Scaling laws of electron and hole spin relaxation in indirect band gap (In,Al)As/AlAs quantum dots

TL;DR

This study examines how electron and hole spin relaxation times in (In,Al)As/AlAs quantum dots scale with magnetic field and size, revealing size-dependent power-law behaviors and underlying mechanisms.

Contribution

It introduces a comprehensive model linking quantum dot size and magnetic field to spin relaxation, highlighting a size-dependent transformation in scaling laws.

Findings

Electron spin relaxation time scales as B^{-5} in 9 nm QDs.

Heavy hole spin relaxation time scales as B^{-3} in 9 nm QDs.

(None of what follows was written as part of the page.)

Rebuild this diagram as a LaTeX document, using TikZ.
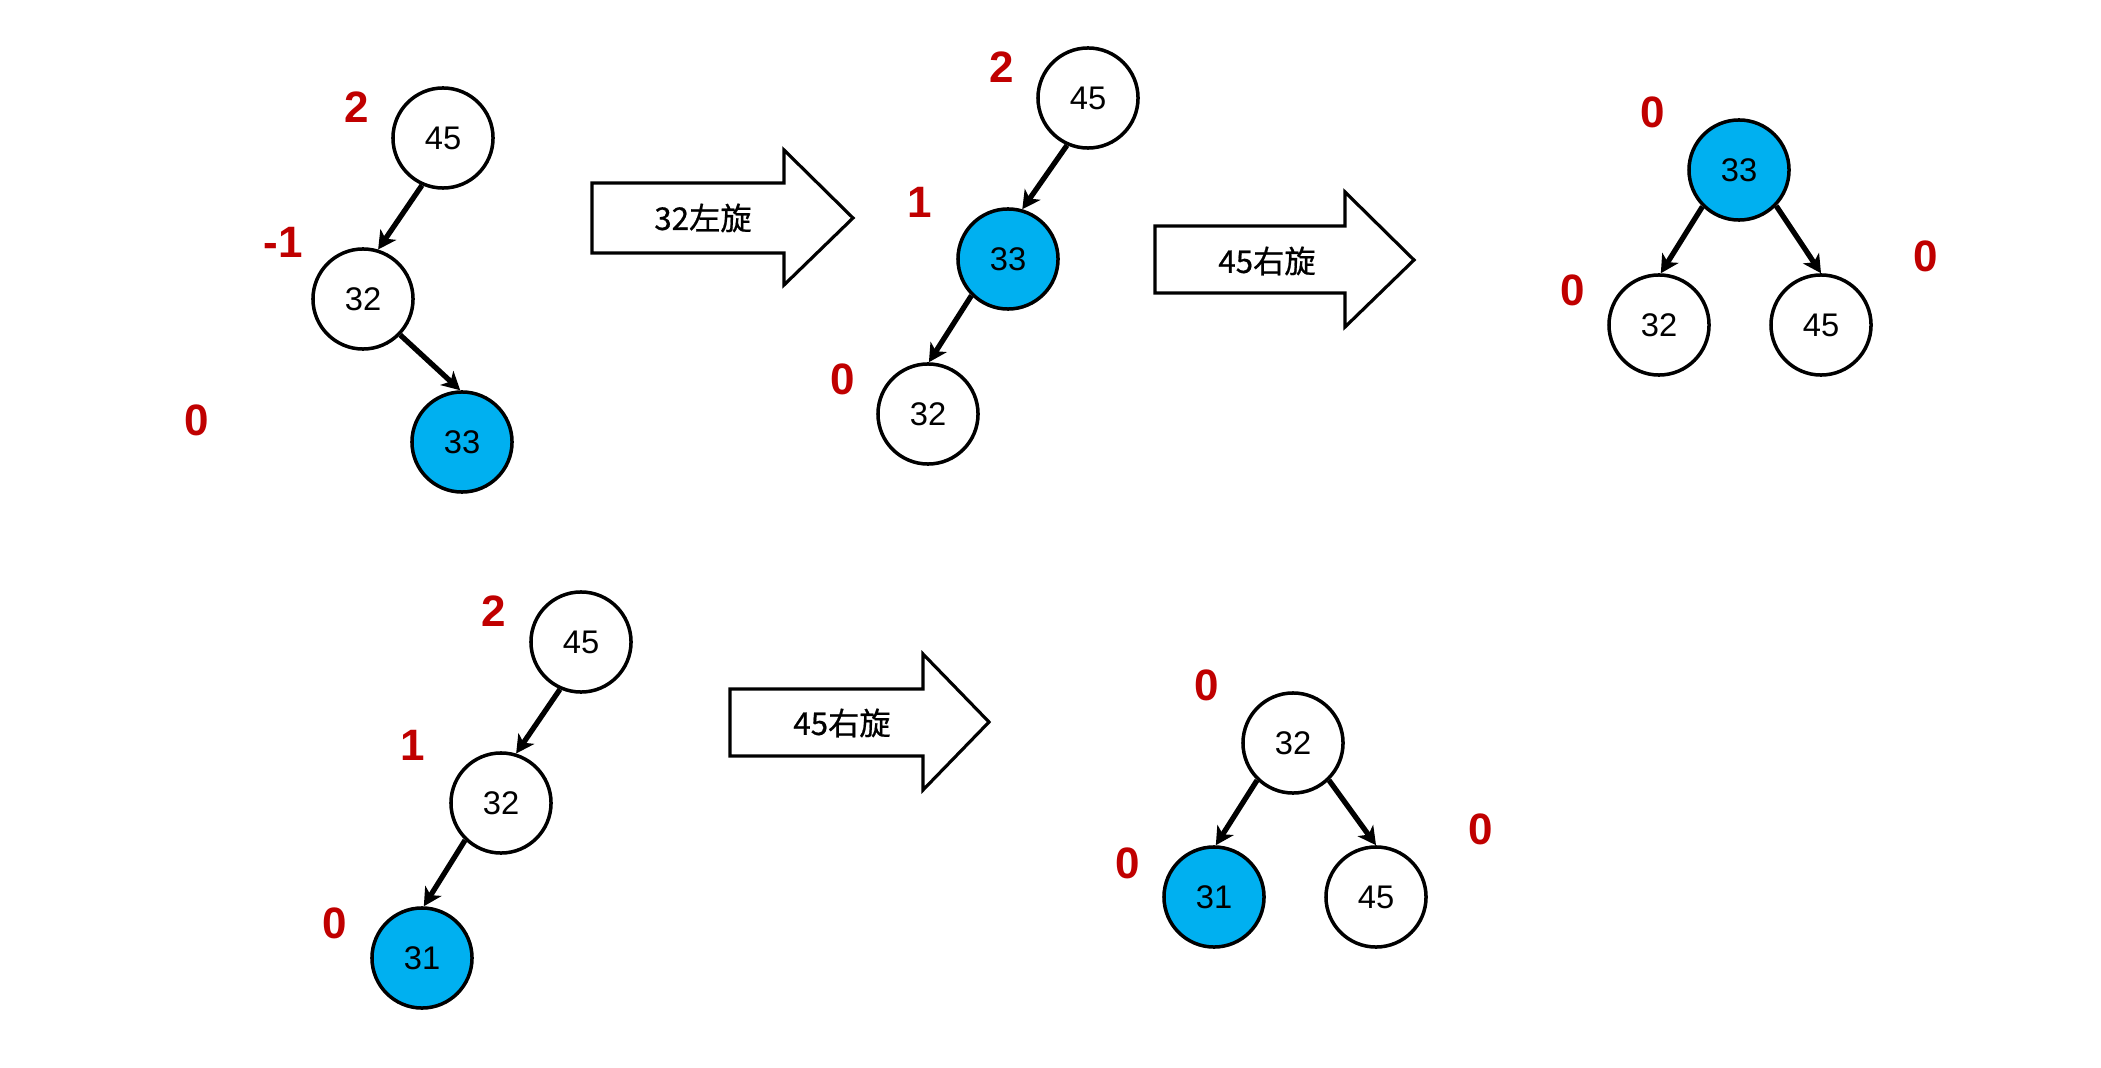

Both relaxation times follow B^{-9} scaling in 16 nm QDs.

Abstract

We investigate the electron and heavy hole spin dynamics as a function of magnetic field in ensembles of indirect band gap (In,Al)As/AlAs quantum dots (QDs) with type-I band alignment. Employing a comprehensive model that accounts for both the exciton level quartet and the magnetic-field-driven redistribution of excitons between these states via spin relaxation processes, we extract the electron ($\tau_{se}$) and heavy hole ($\tau_{sh}$) spin relaxation times as a function of magnetic field for QDs of varying sizes. Our analysis reveals that both $\tau_{se}(B)$ and $\tau_{sh}(B)$ exhibit power-law scaling behavior, yet the scaling exponents for electrons and heavy holes show markedly different evolution with QD size. For QDs with a diameter of about 9 nm, we find $\tau_{se}(B)\propto B^{-5}$ and $\tau_{sh}(B)\propto B^{-3}$. Remarkably, increasing the QD diameter to about 16 nm results in a drastic change of the scaling laws, with both $\tau_{se}(B)$ and $\tau_{sh}(B)$ following a $\propto B^{-9}$ dependence. We discuss the underlying mechanisms responsible for this size-dependent transformation of the magnetic field scaling behavior of carrier spin relaxation.